08.01.2017 | Par Bernadette Sauvaget

Les confréries soufies sortent de leur réserve

Près de 700 fidèles se sont retrouvés samedi à Paris pour le grand Mawlid, dans le cadre d'un mouvement qui séduit de plus en plus de musulmans.

 

Discrètes, jusqu’à se faire oublier. Les confréries soufies (le courant spirituel de l’islam) n’aiment guère se mettre en avant. «C’est dans l’ADN du soufisme, qui privilégie l’intériorité et le combat contre l’ego», plaide Ihsane, l’un des représentants, en France, de la confrérie Boutchichiyya, d’origine marocaine. Mais le vent tourne. Face à la montée du radicalisme, le soufisme sort peu à peu de sa réserve. A Paris, le Rassemblement soufi de France organisait, samedi soir, le grand Mawlid de Paris, célébrant la naissance du prophète de l’islam, Mahomet. En se jouant d'ailleurs un peu des dates… Officiellement, la fête de Mawlid avait lieu le 12 décembre. «Mais c’était à la veille des vacances de fin d’année», explique les organisateurs de la manifestation organisée à l’Espace Reuilly, dans le XIIarrondissement.

 

Photo Martin Colombet. HansLucas

 

Plus de 700 personnes, majoritairement âgés de moins de quarante ans, sont venus écouter quelques conférences, mais surtout des groupes de chants soufis. L’ambiance est détendue, festive. «C’est cela le vrai islam», répètent, à l’envi, plusieurs personnes dans le public. «Nous n’avions pas rassemblé autant de monde les années précédentes», reconnaît volontiers Younès, de la confrérie Alawiyya, d’origine algérienne, l’une des plus solidement implantée dans l’Hexagone.
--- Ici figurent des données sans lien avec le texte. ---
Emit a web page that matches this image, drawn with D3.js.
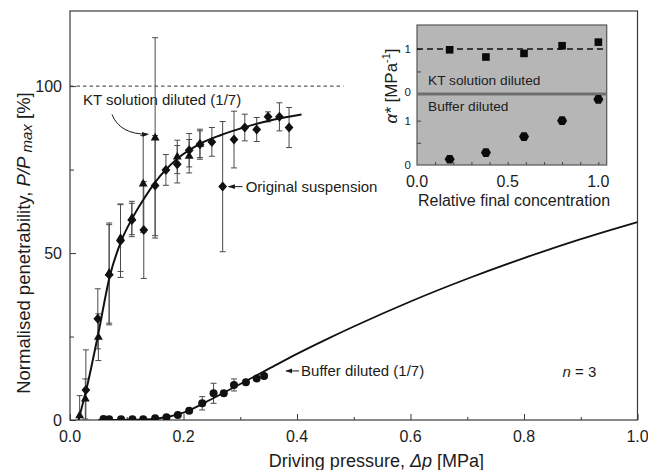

Une preuve de la montée en puissance de ce courant. «Il y a un intérêt de plus en plus marqué pour le soufisme, explique Younès. Nous le voyons depuis les attentats terroristes. Les musulmans cherchent d’autres manières d’envisager l’islam.» En 2016, le grand Mawlid de Paris avait lieu, un an tout juste après l’attaque meurtrière contre Charlie Hebdo. «C’était très présent dans les esprits, se souvient l’un des participants. Et il y a eu un certain nombre d’appels pour que le soufisme s’engage davantage dans la lutte contre la radicalisation.»

 

«L'ennemi de personne»

 

Fêter le Mawlid, c’est aussi un pied de nez aux salafistes. Cette fête, selon ces derniers, n’appartient pas au corpus de l’islam. Se présentant comme les défenseurs de la plus stricte orthodoxie, les salafistes l’interdisent. Pour l’heure, les relations entre salafistes et confréries soufies sont exécrables, les premiers considérant quasiment les secondes comme «hérétiques». Et partout dans le monde, le soufisme est l’une des cibles des groupes jihadistes. Au Mali, en Syrie ou en Irak, ils ont détruit, au fil de leurs conquêtes, de grands mausolées soufis. Soucieux de ne pas paraître belliqueux, on affirme, au sein du soufisme, «n’être l’ennemi de personne».

 

Reste que dans l’histoire de l’islam, les confréries soufies ont souvent suscité la méfiance, surtout des pouvoirs en place. Ce fut notamment le cas dans les années qui ont suivi l’indépendance de l’Algérie. Dès lors, les confréries ont trouvé en Occident des terres d’accueil moins hostiles, ce qui explique en partie leur développement en dehors du monde musulman, dans la deuxième partie du XXe siècle. En France, une petite dizaine de confréries rassemblent plusieurs milliers d’adeptes. Parmi eux, un nombre assez conséquent de «convertis». Récemment, une maison du soufisme s’est ouverte à Saint-Ouen, aux portes de Paris, sous l’égide de la confrérie Naqshbandiyya, d’origine d’Asie centrale, mais dont le maître spirituel réside à Chypre.

 

«Nous souhaitons aussi défendre un patrimoine menacé», plaide Carole Latifa Ameer, de la confrérie Chishtiyya, l’une des chevilles ouvrières de l’organisation du grand Mawlid de Paris. Sur scène, à l’Espace Reuilly, elle rappelle qu’en juin 2016, un très célèbre chanteur soufi Amjad Sabri a été assassiné à Karachi au Pakistan. L’agression a été qualifiée, sur place, «d’acte terroriste» par la police. En présentant, le groupe de musique Shuaib Mushtaq Qawwal, des jeunes artistes d’origine pakistanaise vivant en France, Carole Latifa Ameer encourage, elle, les nouvelles générations «à s’investir dans les arts soufis».